With only the votes for the last day's play still to be read out, Herbert still wasn't leading the count and he thought his chances of taking out the sought after prize had disappeared.

That was until he polled a further two votes to hit the lead.

"I was extremely surprised about winning actually, I didn't think I'd get there," he admitted.

"I was trying to remember what happened in the last round, it was a fair while ago. I knew that I did alright, I got 20 or 30 runs and took three wickets.

"It was washed out the second week and I knew Peter Bayley from West Coffs didn't bowl in the second week so I thought I'd be pretty close but wasn't sure I'd win."

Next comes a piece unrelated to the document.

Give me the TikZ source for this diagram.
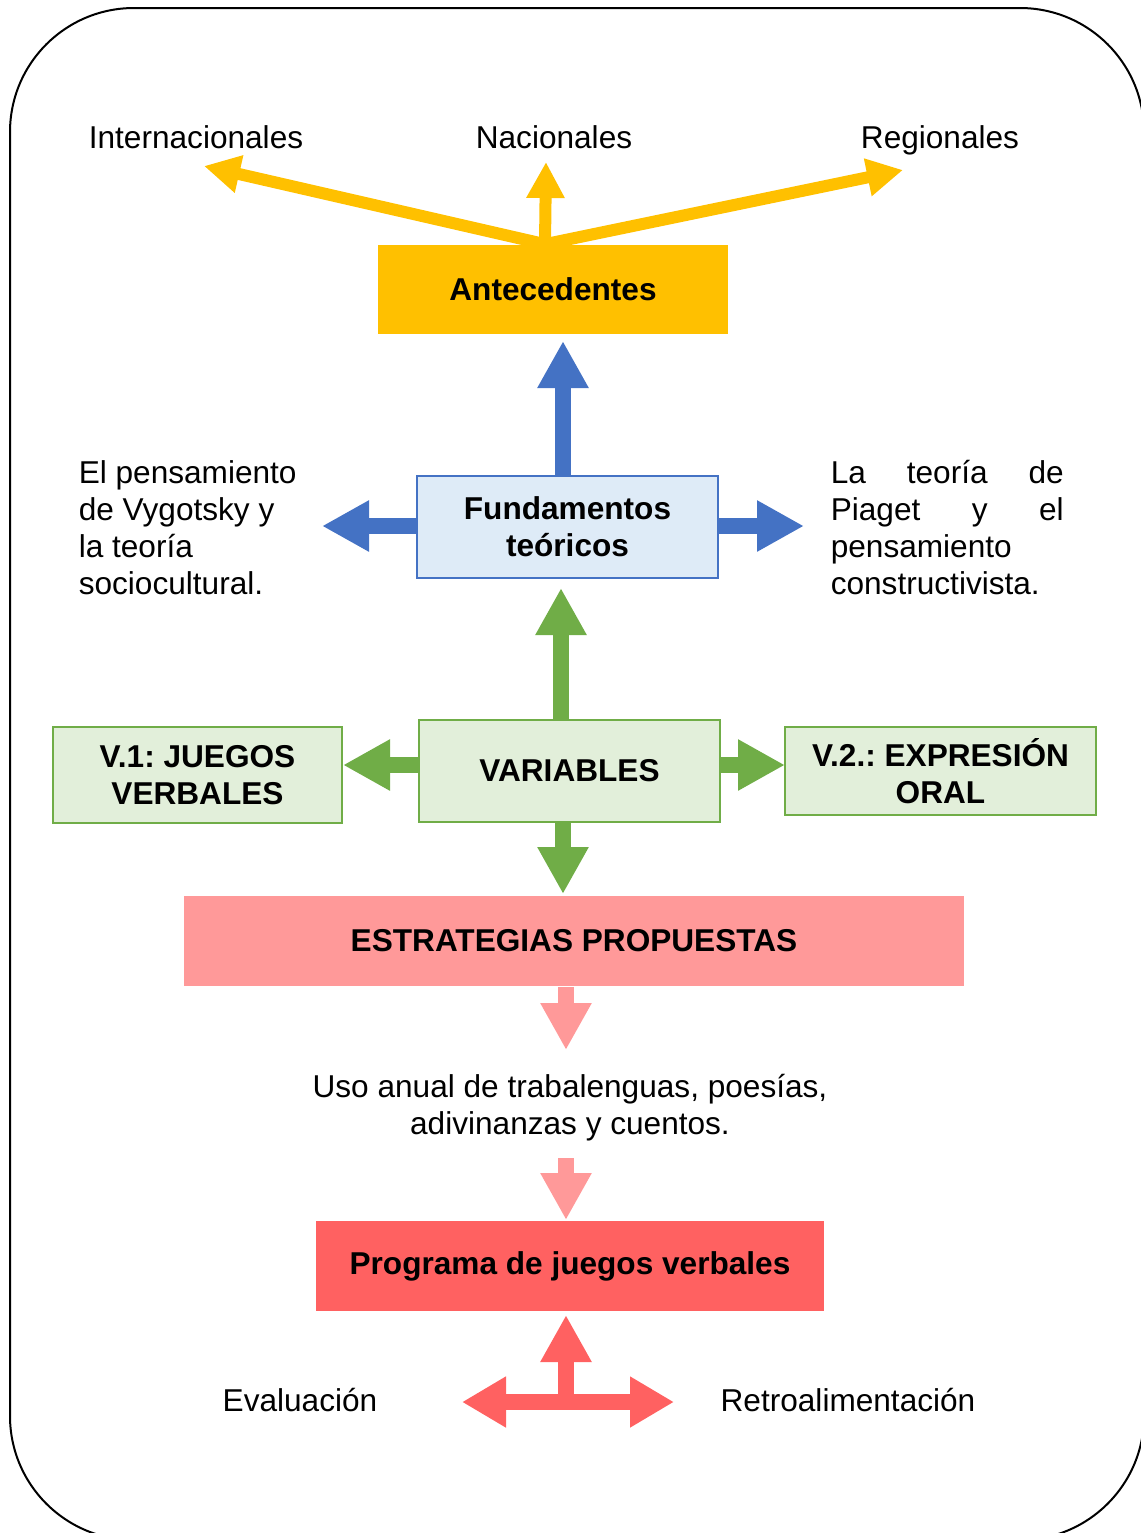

Herbert attributes his victory to two things.

First and foremost he says that the win can be put down to the simple recipe of hard work on the training track.

"I put in all the hard work all year, I was at training every week and batting with the ball machine and what-not," Herbert explained.

"I worked with Lincoln Tucker on my run-up and we sorted that out to an extent which give me the extra yard of pace and with the batting, I spent a couple of sessions with Daryl Parmenter and that got me on the right track.

Secondly, it was the motivation he had after Christmas as he desperately tried to catch up to his father in the wicket taking stakes.

"If I wasn't chasing him I probably wouldn't have won it," the young bull in the family said with a wry grin.

"He spurred me on but I got him in the end, just."

At the start of the season Herbert said that he'd made the goals of taking 30 wickets for the summer as well as reaching 200 runs. He fell agonisingly short on both counts but he's determined to make his targets next season.

"There's 30 wickets there and I got 28, so it's nearly a 10 per cent rise I need," he forecast.

"If you can do 10 per cent better in everything the following year then you're doing alright."

While pleased with the individual honours that came his way last week, it is always team success that drives the young man who can already be considered a first grade veteran after making his first-grade debut at the tender age of 15.

"We did all the hard work it was just unfortunate that we didn't win the grand final but we did win the club championship, so we'll take that."